(Dataset entries)
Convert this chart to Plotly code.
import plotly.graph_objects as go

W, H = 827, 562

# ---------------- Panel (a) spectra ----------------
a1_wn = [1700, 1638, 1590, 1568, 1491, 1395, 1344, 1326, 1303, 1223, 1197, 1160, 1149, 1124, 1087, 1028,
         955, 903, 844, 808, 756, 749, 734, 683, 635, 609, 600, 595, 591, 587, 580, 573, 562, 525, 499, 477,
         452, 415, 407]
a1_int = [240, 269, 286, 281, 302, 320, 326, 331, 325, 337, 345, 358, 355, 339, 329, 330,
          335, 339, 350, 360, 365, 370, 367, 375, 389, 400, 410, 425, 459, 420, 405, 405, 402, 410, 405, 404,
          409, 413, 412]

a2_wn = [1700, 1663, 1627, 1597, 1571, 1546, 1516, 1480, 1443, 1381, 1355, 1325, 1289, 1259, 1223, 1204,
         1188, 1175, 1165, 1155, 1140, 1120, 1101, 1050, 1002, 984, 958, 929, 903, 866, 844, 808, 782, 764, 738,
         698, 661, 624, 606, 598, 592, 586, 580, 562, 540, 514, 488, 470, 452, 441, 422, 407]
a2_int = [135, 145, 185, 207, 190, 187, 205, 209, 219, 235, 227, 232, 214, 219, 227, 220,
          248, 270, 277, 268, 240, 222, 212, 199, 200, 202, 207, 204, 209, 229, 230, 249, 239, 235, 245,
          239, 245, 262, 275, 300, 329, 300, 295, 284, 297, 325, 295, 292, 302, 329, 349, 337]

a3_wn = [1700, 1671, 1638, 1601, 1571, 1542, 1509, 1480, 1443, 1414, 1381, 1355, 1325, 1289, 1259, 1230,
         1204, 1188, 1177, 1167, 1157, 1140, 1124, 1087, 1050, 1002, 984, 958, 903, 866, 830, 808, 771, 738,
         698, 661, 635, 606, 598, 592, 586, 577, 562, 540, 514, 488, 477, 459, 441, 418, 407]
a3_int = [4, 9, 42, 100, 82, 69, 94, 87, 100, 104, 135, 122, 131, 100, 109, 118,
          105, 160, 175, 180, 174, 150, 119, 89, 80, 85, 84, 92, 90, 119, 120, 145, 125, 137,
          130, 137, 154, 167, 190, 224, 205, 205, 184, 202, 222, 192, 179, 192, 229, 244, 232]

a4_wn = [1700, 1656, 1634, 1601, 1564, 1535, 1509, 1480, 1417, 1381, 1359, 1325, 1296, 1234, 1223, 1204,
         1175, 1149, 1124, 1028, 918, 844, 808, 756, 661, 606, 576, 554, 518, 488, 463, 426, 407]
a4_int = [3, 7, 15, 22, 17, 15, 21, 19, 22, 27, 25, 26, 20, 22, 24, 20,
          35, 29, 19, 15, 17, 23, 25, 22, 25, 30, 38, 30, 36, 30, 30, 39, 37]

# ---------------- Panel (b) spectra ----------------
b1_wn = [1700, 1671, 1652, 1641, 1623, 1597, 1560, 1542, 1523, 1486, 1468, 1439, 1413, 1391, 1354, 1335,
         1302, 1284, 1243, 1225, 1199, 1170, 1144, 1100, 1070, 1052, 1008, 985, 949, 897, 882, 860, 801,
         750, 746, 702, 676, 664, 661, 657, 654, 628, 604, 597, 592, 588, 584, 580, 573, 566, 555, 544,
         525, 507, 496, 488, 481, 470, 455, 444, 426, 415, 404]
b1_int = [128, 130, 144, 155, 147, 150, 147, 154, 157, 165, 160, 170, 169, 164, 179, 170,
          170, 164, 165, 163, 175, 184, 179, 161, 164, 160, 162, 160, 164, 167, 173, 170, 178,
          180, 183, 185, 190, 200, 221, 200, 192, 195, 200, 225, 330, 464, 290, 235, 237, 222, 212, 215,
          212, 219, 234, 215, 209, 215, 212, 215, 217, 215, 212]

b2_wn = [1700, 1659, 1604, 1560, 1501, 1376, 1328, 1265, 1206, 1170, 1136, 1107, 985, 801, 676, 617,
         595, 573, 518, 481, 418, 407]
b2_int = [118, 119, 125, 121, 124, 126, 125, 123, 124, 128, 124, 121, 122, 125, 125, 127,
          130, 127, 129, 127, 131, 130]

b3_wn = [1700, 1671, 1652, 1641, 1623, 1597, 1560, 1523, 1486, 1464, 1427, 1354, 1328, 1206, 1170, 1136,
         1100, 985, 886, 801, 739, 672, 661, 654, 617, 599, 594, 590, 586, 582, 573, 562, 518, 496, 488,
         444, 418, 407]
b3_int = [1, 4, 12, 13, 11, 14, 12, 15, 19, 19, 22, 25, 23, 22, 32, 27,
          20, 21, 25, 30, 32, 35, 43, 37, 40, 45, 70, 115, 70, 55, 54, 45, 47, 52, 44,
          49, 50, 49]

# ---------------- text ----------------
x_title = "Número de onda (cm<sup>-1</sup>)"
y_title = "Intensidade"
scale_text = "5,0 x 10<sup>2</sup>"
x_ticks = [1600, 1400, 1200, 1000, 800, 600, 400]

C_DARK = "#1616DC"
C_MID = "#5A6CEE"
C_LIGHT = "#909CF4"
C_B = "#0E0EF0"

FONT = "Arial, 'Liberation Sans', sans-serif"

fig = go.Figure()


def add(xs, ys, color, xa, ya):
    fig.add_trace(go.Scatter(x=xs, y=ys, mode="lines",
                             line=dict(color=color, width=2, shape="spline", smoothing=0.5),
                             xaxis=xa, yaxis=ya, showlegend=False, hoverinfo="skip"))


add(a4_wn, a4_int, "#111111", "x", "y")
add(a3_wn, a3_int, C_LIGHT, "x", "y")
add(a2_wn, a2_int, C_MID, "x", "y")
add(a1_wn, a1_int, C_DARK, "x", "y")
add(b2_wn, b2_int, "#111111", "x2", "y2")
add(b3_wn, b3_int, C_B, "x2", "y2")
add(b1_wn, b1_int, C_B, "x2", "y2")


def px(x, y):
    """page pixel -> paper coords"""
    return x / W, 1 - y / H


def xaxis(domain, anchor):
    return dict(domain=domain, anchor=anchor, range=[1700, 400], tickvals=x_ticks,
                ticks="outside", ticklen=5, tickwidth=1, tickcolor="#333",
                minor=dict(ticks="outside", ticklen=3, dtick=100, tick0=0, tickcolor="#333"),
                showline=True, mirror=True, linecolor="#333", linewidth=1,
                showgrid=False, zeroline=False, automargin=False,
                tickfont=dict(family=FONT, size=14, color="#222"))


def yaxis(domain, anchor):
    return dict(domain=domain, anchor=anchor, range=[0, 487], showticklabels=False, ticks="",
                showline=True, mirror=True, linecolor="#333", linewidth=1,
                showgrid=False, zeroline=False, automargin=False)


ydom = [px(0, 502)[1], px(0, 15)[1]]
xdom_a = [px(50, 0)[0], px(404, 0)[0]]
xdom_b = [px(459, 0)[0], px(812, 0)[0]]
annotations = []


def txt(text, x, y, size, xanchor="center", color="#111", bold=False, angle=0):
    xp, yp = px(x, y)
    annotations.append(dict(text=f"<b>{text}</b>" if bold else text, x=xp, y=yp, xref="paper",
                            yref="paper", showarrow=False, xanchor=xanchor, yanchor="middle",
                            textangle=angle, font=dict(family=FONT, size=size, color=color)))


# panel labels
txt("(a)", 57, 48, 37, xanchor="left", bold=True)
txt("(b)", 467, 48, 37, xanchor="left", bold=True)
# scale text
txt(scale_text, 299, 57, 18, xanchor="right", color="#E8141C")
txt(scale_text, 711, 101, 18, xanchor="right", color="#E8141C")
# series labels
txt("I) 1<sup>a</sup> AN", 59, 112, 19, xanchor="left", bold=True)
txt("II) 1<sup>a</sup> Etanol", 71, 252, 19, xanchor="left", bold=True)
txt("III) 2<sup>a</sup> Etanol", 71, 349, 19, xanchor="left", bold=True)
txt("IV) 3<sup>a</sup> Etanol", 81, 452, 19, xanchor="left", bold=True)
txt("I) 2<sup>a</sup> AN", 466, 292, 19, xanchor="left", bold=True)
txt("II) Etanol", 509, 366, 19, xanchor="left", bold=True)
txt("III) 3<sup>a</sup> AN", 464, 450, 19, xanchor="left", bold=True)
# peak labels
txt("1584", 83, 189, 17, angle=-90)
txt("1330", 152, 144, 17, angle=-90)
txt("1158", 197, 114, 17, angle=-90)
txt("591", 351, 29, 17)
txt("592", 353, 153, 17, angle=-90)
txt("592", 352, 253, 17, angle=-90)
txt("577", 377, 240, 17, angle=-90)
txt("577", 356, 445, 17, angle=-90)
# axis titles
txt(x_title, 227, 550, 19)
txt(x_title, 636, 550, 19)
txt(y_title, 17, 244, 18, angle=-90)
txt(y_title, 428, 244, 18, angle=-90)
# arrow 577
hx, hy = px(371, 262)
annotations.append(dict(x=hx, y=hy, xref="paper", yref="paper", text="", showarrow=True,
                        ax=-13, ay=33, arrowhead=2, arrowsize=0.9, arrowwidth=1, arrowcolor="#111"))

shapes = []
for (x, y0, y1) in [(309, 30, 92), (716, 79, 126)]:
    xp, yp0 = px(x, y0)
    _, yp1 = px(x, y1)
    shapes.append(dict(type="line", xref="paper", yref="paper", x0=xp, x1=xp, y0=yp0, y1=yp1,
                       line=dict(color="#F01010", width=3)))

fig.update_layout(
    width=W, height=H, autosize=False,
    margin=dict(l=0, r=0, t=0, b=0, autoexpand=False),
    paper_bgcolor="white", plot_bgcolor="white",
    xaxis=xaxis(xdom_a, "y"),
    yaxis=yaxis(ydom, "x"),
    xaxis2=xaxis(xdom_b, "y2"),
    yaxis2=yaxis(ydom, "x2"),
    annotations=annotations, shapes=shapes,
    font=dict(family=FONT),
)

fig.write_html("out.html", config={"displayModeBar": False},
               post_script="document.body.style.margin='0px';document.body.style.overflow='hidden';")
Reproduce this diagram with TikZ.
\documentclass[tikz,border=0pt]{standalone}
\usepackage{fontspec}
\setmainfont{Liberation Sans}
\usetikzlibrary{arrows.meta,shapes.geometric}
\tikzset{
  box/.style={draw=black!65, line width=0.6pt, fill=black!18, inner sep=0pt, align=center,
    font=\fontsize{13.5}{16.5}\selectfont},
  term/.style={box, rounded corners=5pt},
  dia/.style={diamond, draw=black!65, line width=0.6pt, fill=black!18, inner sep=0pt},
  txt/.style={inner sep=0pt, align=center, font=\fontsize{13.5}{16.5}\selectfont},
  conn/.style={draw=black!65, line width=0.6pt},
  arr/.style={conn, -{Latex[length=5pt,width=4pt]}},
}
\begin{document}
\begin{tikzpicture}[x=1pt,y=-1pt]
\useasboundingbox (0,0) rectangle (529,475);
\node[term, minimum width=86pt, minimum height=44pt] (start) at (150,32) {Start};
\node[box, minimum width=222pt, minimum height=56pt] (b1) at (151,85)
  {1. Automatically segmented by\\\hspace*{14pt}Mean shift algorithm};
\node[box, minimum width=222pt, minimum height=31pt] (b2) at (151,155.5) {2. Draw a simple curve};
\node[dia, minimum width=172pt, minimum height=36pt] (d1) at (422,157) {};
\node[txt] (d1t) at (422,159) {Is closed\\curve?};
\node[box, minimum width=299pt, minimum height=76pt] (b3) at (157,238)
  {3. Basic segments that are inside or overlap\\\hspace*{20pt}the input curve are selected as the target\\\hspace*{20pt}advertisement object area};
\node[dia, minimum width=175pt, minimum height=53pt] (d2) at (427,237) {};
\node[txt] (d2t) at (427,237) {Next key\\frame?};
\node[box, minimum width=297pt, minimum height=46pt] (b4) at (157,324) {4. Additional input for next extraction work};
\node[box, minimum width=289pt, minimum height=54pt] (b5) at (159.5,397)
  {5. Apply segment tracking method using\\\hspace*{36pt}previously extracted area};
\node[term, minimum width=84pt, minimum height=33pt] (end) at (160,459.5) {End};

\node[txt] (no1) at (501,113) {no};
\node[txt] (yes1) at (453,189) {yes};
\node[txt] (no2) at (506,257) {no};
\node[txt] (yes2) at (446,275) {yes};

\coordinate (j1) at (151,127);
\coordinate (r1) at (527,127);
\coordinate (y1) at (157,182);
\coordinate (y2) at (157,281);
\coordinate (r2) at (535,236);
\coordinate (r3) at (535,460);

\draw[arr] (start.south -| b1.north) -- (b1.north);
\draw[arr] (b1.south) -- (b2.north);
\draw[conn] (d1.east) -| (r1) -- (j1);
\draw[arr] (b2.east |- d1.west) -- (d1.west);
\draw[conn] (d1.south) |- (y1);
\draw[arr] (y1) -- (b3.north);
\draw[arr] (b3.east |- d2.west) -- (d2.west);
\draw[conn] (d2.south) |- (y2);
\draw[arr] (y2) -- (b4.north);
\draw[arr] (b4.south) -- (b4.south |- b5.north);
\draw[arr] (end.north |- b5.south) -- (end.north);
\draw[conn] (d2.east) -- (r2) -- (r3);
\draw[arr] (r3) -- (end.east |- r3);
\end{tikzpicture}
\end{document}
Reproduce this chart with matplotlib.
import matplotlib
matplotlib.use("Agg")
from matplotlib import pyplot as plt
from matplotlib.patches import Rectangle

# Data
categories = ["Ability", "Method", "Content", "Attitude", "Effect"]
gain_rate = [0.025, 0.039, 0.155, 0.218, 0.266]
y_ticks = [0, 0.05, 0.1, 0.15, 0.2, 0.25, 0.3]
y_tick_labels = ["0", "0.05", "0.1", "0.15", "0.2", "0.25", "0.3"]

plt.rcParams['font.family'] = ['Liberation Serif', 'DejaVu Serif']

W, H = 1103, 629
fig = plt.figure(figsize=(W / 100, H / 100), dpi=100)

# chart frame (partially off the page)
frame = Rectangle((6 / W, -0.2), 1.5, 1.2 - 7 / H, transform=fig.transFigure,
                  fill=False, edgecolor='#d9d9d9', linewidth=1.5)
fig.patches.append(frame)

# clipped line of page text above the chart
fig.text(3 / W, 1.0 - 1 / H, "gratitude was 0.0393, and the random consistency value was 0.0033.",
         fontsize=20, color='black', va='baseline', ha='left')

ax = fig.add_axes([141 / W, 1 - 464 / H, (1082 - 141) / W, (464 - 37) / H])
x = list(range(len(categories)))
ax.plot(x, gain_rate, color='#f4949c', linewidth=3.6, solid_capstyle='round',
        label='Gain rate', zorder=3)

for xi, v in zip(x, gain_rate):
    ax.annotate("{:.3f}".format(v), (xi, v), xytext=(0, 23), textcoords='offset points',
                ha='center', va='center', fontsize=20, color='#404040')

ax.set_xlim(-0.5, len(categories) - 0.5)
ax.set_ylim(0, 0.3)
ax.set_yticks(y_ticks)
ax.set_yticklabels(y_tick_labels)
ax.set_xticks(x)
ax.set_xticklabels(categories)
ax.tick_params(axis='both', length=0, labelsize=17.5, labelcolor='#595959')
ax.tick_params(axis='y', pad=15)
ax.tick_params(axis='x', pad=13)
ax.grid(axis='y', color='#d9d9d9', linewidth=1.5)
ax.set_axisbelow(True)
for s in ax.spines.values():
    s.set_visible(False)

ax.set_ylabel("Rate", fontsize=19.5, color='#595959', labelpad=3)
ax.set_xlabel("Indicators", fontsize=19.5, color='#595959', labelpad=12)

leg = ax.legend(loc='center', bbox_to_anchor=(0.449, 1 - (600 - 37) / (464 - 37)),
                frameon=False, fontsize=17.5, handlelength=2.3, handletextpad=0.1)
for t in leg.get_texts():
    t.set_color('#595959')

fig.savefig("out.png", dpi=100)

(Objective)
Pull every line containing the word "chart" out of the material.

(Task output)
Convert this chart to Plotly code.
Reproduce this chart with matplotlib.
# chart frame (partially off the page)
# clipped line of page text above the chart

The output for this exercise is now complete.